## Linear Models for Binary Classification

linear scoring function: $ s = w^T x $

|algorithm|hypothesis|err|solution|
|       -               |        -      | - |      - |
| linear classification | sign(s)       | plausible err = 0/1           | NP-HARD              |
| linear regression     | s             | friendly err = squared        | closed-form solution |
| logistic regression   | $ \theta(s) $ | plausible err = cross-entropy | gradient descent     |

linear classification 是 HP-HARD,  
可否利用 linear regression or logistic regression 來幫助進行 linear classification ?

下面將三種算法的 err 整理成 s,y 的 表示法 err(s,y)；  

因為針對 linear classification 整理，y 只有 +1, -1 兩種可能。
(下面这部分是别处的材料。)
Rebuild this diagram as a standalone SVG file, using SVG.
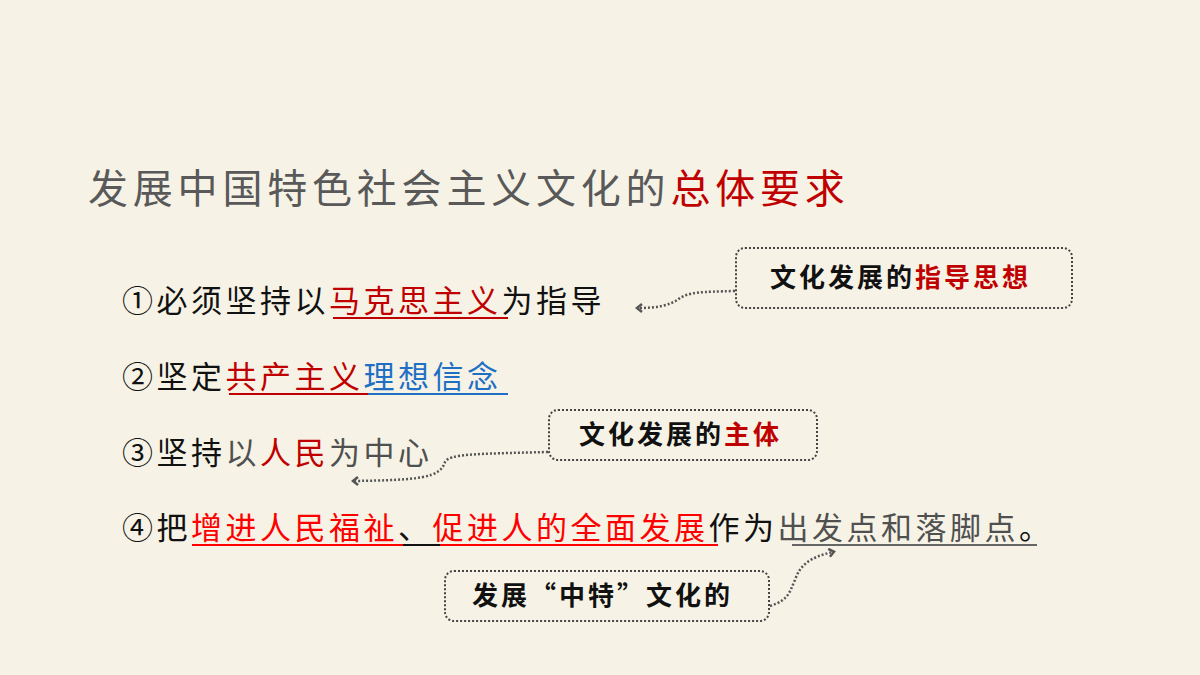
<svg xmlns="http://www.w3.org/2000/svg" width="1200" height="675" viewBox="0 0 1200 675">
<style>
text{font-family:"Noto Sans CJK SC","Noto Sans",sans-serif}
.t{font-size:40px;letter-spacing:4.8px;fill:#595959}
.i{font-size:31px;letter-spacing:3.5px;fill:#111}
.r{fill:#c00000}.rr{fill:#ff0000}.b{fill:#1f6fc5}.g{fill:#505050}
.bx{fill:none;stroke:#444;stroke-width:2;stroke-dasharray:2 2}
.bt{font-size:26px;font-weight:bold;letter-spacing:3px;fill:#111}
.c{fill:none;stroke:#555;stroke-width:2.5;stroke-dasharray:2 2}
.u{stroke-width:2}
</style>
<defs><marker id="a" markerWidth="10" markerHeight="10" refX="5" refY="5" orient="auto" markerUnits="userSpaceOnUse"><path d="M1,1 L6,5 L1,9" fill="none" stroke="#555" stroke-width="2.5"/></marker></defs>
<rect width="1200" height="675" fill="#f6f3e6"/>
<g id="title"><text class="t" x="88" y="203">发展中国特色社会主义文化的<tspan class="r">总体要求</tspan></text></g>
<g id="item1"><text class="i" x="122" y="312">①必须坚持以<tspan class="r">马克思主义</tspan>为指导</text>
<line class="u" x1="333" y1="318" x2="508" y2="318" stroke="#c00000"/></g>
<g id="item2"><text class="i" x="122" y="388">②坚定<tspan class="r">共产主义</tspan><tspan class="b">理想信念</tspan></text>
<line class="u" x1="229" y1="394" x2="368" y2="394" stroke="#c00000"/><line class="u" x1="368" y1="394" x2="508" y2="394" stroke="#1f6fc5"/></g>
<g id="item3"><text class="i" x="122" y="464">③坚持<tspan class="g">以</tspan><tspan class="r">人民</tspan><tspan class="g">为中心</tspan></text></g>
<g id="item4"><text class="i" x="122" y="539">④把<tspan class="rr">增进人民福祉</tspan>、<tspan class="rr">促进人的全面发展</tspan>作为<tspan class="g">出发点和落脚点</tspan>。</text>
<line class="u" x1="192" y1="545" x2="403" y2="545" stroke="#ff0000"/><line class="u" x1="403" y1="545" x2="440" y2="545" stroke="#111"/><line class="u" x1="440" y1="545" x2="718" y2="545" stroke="#ff0000"/><line class="u" x1="792" y1="545" x2="1037" y2="545" stroke="#666"/></g>
<g id="box1"><rect class="bx" x="736" y="248" width="336" height="60" rx="9"/><text class="bt" x="770" y="287">文化发展的<tspan class="r">指导思想</tspan></text></g>
<g id="box2"><rect class="bx" x="549" y="410" width="268" height="50" rx="9"/><text class="bt" x="579" y="444">文化发展的<tspan class="r">主体</tspan></text></g>
<g id="box3"><rect class="bx" x="445" y="571" width="324" height="50" rx="9"/><text class="bt" x="472" y="605">发展“中特”文化的</text></g>
<g id="connectors">
<path class="c" d="M735,291 C700,292 690,292 680,298 C670,306 655,308 638,308" marker-end="url(#a)"/>
<path class="c" d="M548,452 C470,454 450,454 445,462 C440,478 420,480 354,481" marker-end="url(#a)"/>
<path class="c" d="M770,606 C790,600 790,590 795,580 C800,565 810,557 833,552" marker-end="url(#a)"/>
</g>
</svg>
#### Linear Classification

$ h(x) = sign(s) $

$ err(h,x,y) = \Big[ h(x) \ne y \Big]_{bool} $

$ err_{0/1} (s,y) = \Big[ sign(s) \ne y \Big]_{bool} = \Big[ sign(ys) \ne 1 \Big]_{bool} $

#### Linear Regression

$ h(x) = s $

$ err(h,x,y) = \big( h(x) - y \big)^2 $

$ err_{SQR}(s,y) = (s - y)^2 = (ys - 1)^2 $

#### Logistic Regression

$ h(x) = \theta(s) $

$ err(h,x,y) = - \ln h(y x) $

$ err_{CE}(s,y) = \ln \big( 1 + \exp(-ys) \big) $

(ys) : classification correctness score

(ys) 越大，代表 ys 同號，classification 結果正確。  
(ys) 越小，代表 ys 異號，classification 結果錯誤。  

scaled $ err_{CE}(s,y) = \frac{1}{ln2} err_{CE}(s,y) = err_{SCE}(s,y) $

將三種 err(s,y) 畫在 x-y 平面上，可以看出

$ err_{0/1}(s,y) \le err_{SCE}(s,y) = \frac{1}{\ln 2} err_{CE}(s,y) $

$ \to $

$ E_{in}^{0/1}(w) \le E_{in}^{SCE}(w) = \frac{1}{\ln 2} E_{in}^{CE}(w) $

$ E_{out}^{0/1}(w) \le E_{out}^{SCE}(w) = \frac{1}{\ln 2} E_{out}^{CE}(w) $

VC on 0/1:

$
\begin{align}
E_{out}^{0/1}(w) & \le E_{in}^{0/1}(w) + \Omega^{0/1} \\
& \le \frac{1}{\ln 2} E_{in}^{CE}(w) + \Omega^{0/1}
\end{align}
$

VC-Reg on CE:

$
\begin{align}
E_{out}^{0/1}(w) & \le \frac{1}{\ln 2} E_{out}^{CE}(w) \\
& \le \frac{1}{\ln 2} E_{in}^{CE}(w) + \frac{1}{\ln 2} \Omega^{CE}
\end{align}
$

由以上推論，logistic/linear reg. 可以用來做 linear classification:

$ \text{small } E_{in}^{CE}(w) \to \text{ small } E_{out}^{0/1}(w) $

### Regression for Classification

STEP 1. run logistic/linear reg. on D with $ y_n \in \{ -1, +1 \} $ to get $ w_{REG} $

STEP 2. return $ g(x) = sign( w_{REG}^T x ) $

使用 logistic/linear reg. 來做 classification 的優缺點:

Linear Reg. - 優:Easiest Optimization. 缺:loose bound of $ err_{0/1} $ for large |ys|.

Logistic Reg. - 優:Easy Optimization. 缺:loose bound of $ err_{0/1} $ for very negative ys.

### 實務上

- 常使用 Linear Reg. 獲得初始的 $ w_0 $，再接著進行 PLA/pocket/logistic Reg.
- Logistic Reg. often preferred over Pocket.